Computational Complexity of Competitive Diffusion on (Un)weighted Graphs

TL;DR

This paper studies the computational complexity of finding pure Nash equilibria in competitive diffusion games on various types of graphs, revealing hardness results and identifying cases where the problem is solvable efficiently.

Contribution

It provides new complexity results for the existence of pure Nash equilibria in competitive diffusion on different graph classes, including hardness and polynomial-time solvable cases.

Findings

NP-hardness on series-parallel graphs with weights

W[1]-hardness parameterized by number of players

Polynomial-time algorithms for certain graph classes

Abstract

Consider an undirected graph modeling a social network, where the vertices represent users, and the edges do connections among them. In the competitive diffusion game, each of a number of players chooses a vertex as a seed to propagate his/her opinion, and then it spreads along the edges in the graphs.
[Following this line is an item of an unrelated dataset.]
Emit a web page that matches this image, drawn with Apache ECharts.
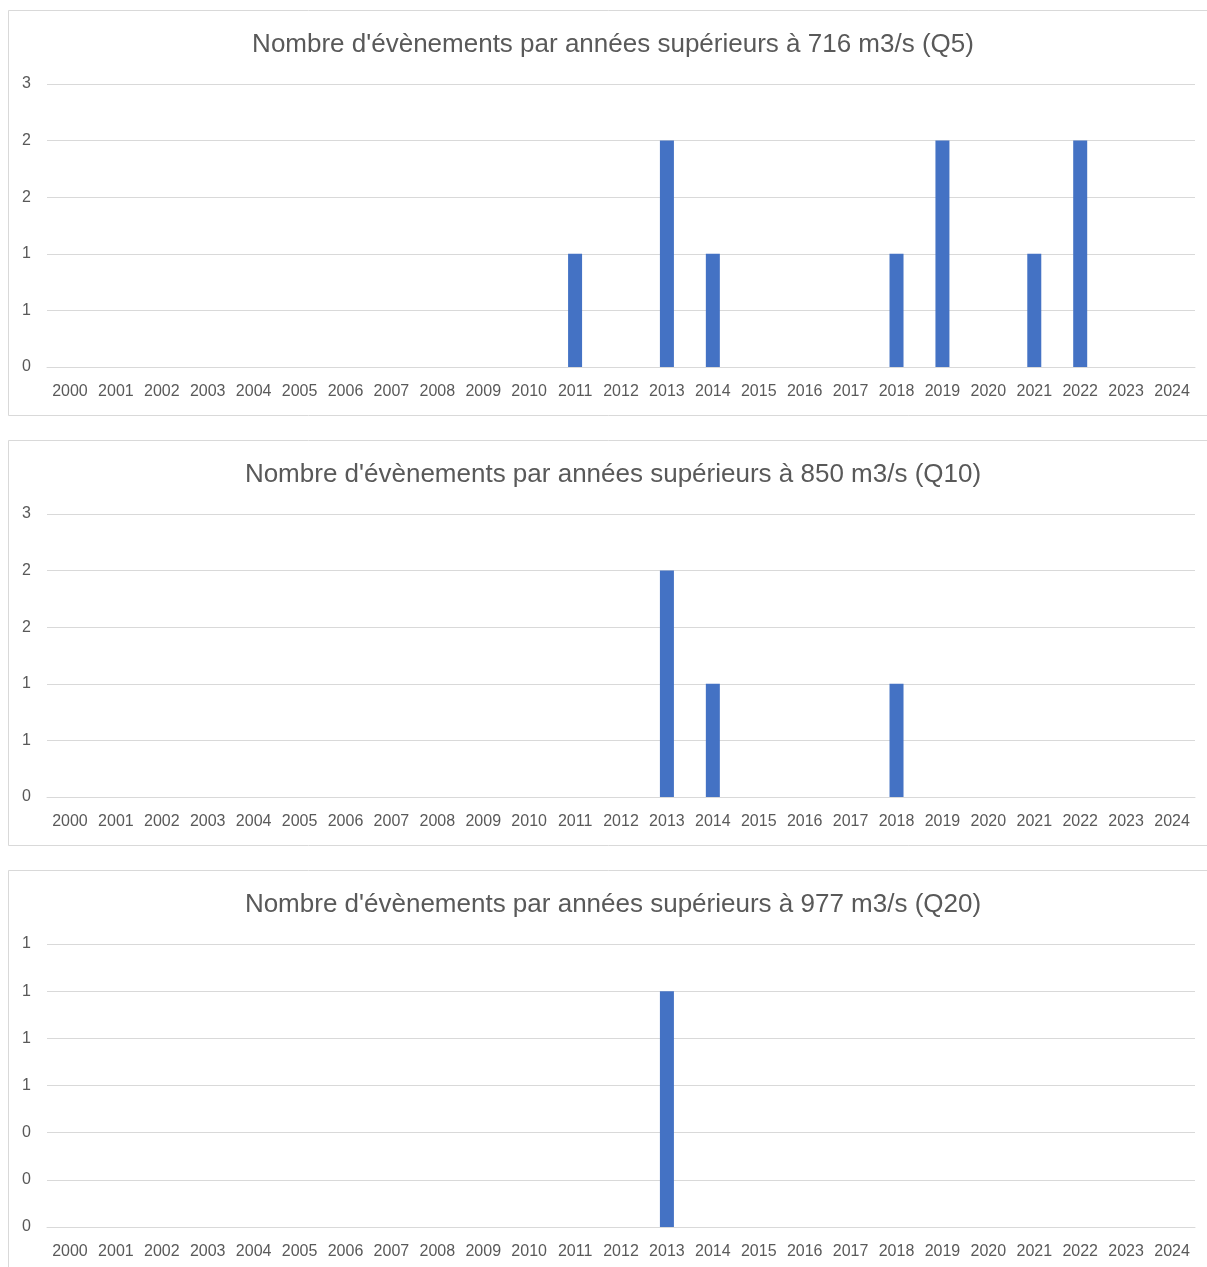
<!DOCTYPE html>
<html><head><meta charset="utf-8">
<script src="https://cdn.jsdelivr.net/npm/echarts@6/dist/echarts.min.js"></script>
<style>html,body{margin:0;padding:0;background:#fff}#c{width:1207px;height:1267px}</style>
</head><body><div id="c"></div>
<script>
const years = ['2000','2001','2002','2003','2004','2005','2006','2007','2008','2009','2010','2011','2012','2013','2014','2015','2016','2017','2018','2019','2020','2021','2022','2023','2024'];
const titles = [
  "Nombre d'évènements par années supérieurs à 716 m3/s (Q5)",
  "Nombre d'évènements par années supérieurs à 850 m3/s (Q10)",
  "Nombre d'évènements par années supérieurs à 977 m3/s (Q20)"
];
const q5  = [0,0,0,0,0,0,0,0,0,0,0,1,0,2,1,0,0,0,1,2,0,1,2,0,0];
const q10 = [0,0,0,0,0,0,0,0,0,0,0,0,0,2,1,0,0,0,1,0,0,0,0,0,0];
const q20 = [0,0,0,0,0,0,0,0,0,0,0,0,0,1,0,0,0,0,0,0,0,0,0,0,0];
const yMax = [2.5, 2.5, 1.2];
const yStep = [0.5, 0.5, 0.2];
const seriesData = [q5, q10, q20];

const FONT = 'Liberation Sans';
const boxes = [[8,10,1210,405],[8,440,1210,405],[8,870,1210,420]];
const gridTops = [84, 514, 944];
const titleTops = [27, 457, 887];

const option = {
  animation: false,
  backgroundColor: '#fff',
  graphic: boxes.map(b => ({type:'rect', shape:{x:b[0]+0.5,y:b[1]+0.5,width:b[2],height:b[3]}, style:{fill:'none', stroke:'#d9d9d9', lineWidth:1}, silent:true, z:-1})),
  title: titles.map((t,i) => ({text:t, left:608, top:titleTops[i], textAlign:'center', textStyle:{fontFamily:FONT, fontSize:26, fontWeight:'normal', color:'#595959'}})),
  grid: gridTops.map(t => ({left:47, width:1148, top:t, height:283})),
  xAxis: [0,1,2].map(i => ({type:'category', gridIndex:i, data:years,
    axisLine:{lineStyle:{color:'#d9d9d9'}}, axisTick:{show:false},
    axisLabel:{interval:0, color:'#595959', fontFamily:FONT, fontSize:16, margin:17}})),
  yAxis: [0,1,2].map(i => ({type:'value', gridIndex:i, min:0, max:yMax[i], interval:yStep[i],
    axisLine:{show:false}, axisTick:{show:false},
    splitLine:{lineStyle:{color:'#d9d9d9'}},
    axisLabel:{color:'#595959', fontFamily:FONT, fontSize:16, margin:16, formatter:v => String(Math.round(v+1e-9))}})),
  series: seriesData.map((d,i) => ({type:'bar', xAxisIndex:i, yAxisIndex:i, data:d, barWidth:14, itemStyle:{color:'#4472C4'}}))
};
echarts.init(document.getElementById('c')).setOption(option);
</script></body></html>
The objective of every player is to maximize the number of vertices the opinion infects. In this paper, we investigate a computational problem of asking whether a pure Nash equilibrium exists in the competitive diffusion game on unweighed and weighted graphs, and present several negative and positive results. We first prove that the problem is W[1]-hard when parameterized by the number of players even for unweighted graphs. We also show that the problem is NP-hard even for series-parallel graphs with positive integer weights, and is NP-hard even for forests with arbitrary integer weights. Furthermore, we show that the problem for forest of paths with arbitrary weights is solvable in pseudo-polynomial time; and it is solvable in quadratic time if a given graph is unweighted. We also prove that the problem for chain, cochain, and threshold graphs with arbitrary integer weights is solvable in polynomial time.